## Requirements
Repeat the material exactly from its first line to the line that includes "u_ref = 0.8". Skip pictures.
─── Given data ───
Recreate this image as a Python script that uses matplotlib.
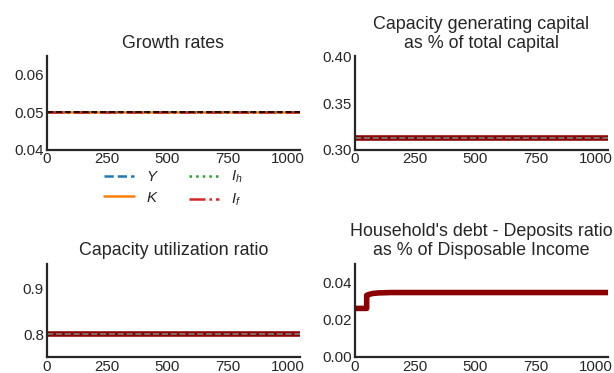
import numpy as np
import matplotlib
matplotlib.use('Agg')
import matplotlib.pyplot as plt
import seaborn as sns

# simulation periods and steady-state series
t_span = [0, 1050]
g_Y = [0.05, 0.05]
g_K = [0.05, 0.05]
g_Ih = [0.05, 0.05]
g_If = [0.05, 0.05]
g_ref = 0.05

kc_share = [0.312, 0.312]
kc_ref = 0.312

u_ratio = [0.8, 0.8]
u_ref = 0.8

# household debt - deposits ratio, step at t=50
t_debt = [0, 50, 50, 60, 75, 100, 150, 200, 1050]
debt_ratio = [0.026, 0.026, 0.0330, 0.0335, 0.0340, 0.0343, 0.0345, 0.0345, 0.0345]

sns.set_style('white')
plt.rcParams['font.family'] = ['Liberation Sans', 'DejaVu Sans']
plt.rcParams['mathtext.fontset'] = 'custom'
plt.rcParams['mathtext.rm'] = 'Liberation Sans'
plt.rcParams['mathtext.it'] = 'Liberation Sans:italic'
plt.rcParams['axes.linewidth'] = 1.6
plt.rcParams['axes.edgecolor'] = '.15'

tick_fs = 10.8
title_fs = 12.9

fig, axes = plt.subplots(2, 2, figsize=(6.14, 3.73), dpi=100)
fig.subplots_adjust(left=0.076, right=0.99, bottom=0.043, top=0.849,
                    wspace=0.216, hspace=1.22)

ax = axes[0, 0]
ax.plot(t_span, g_Y, color='tab:blue', ls='--', lw=1.8, label='$Y$')
ax.plot(t_span, g_K, color='tab:orange', ls='-', lw=1.8, label='$K$')
ax.plot(t_span, g_Ih, color='tab:green', ls=':', lw=1.8, label='$I_h$')
ax.plot(t_span, g_If, color='tab:red', ls='-.', lw=1.8, label='$I_f$')
ax.axhline(g_ref, color='black', ls='--', lw=1.2)
ax.set_ylim(0.04, 0.065)
ax.set_yticks([0.04, 0.05, 0.06])
ax.set_title('Growth rates', fontsize=title_fs, color='.15')
ax.legend(loc='upper center', bbox_to_anchor=(0.5, -0.06), ncol=2,
          frameon=False, fontsize=tick_fs, columnspacing=2.0,
          labelspacing=0.45, handlelength=2.0)

ax = axes[0, 1]
ax.plot(t_span, kc_share, color='darkred', lw=4)
ax.axhline(kc_ref, color='grey', ls='--', lw=1.2)
ax.set_ylim(0.30, 0.40)
ax.set_yticks([0.30, 0.35, 0.40])
ax.set_title('Capacity generating capital\nas % of total capital',
             fontsize=title_fs, color='.15', linespacing=1.15)

ax = axes[1, 0]
ax.plot(t_span, u_ratio, color='darkred', lw=4)
ax.axhline(u_ref, color='grey', ls='--', lw=1.2)
ax.set_ylim(0.75, 0.955)
ax.set_yticks([0.8, 0.9])
ax.set_title('Capacity utilization ratio', fontsize=title_fs, color='.15')

ax = axes[1, 1]
ax.plot(t_debt, debt_ratio, color='darkred', lw=4)
ax.set_ylim(0.0, 0.05)
ax.set_yticks([0.0, 0.02, 0.04])
ax.set_title("Household's debt - Deposits ratio\nas % of Disposable Income",
             fontsize=title_fs, color='.15', linespacing=1.15)

for ax in axes.flat:
    ax.set_xlim(0, 1050)
    ax.set_xticks([0, 250, 500, 750, 1000])
    ax.tick_params(labelsize=tick_fs, colors='.15', length=0, pad=2)
    sns.despine(ax=ax)

fig.savefig('out.png', dpi=100)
───
## Worked answer
Recreate this image as a Python script that uses matplotlib.
import numpy as np
import matplotlib
matplotlib.use('Agg')
import matplotlib.pyplot as plt
import seaborn as sns

# simulation periods and steady-state series
t_span = [0, 1050]
g_Y = [0.05, 0.05]
g_K = [0.05, 0.05]
g_Ih = [0.05, 0.05]
g_If = [0.05, 0.05]
g_ref = 0.05

kc_share = [0.312, 0.312]
kc_ref = 0.312

u_ratio = [0.8, 0.8]
u_ref = 0.8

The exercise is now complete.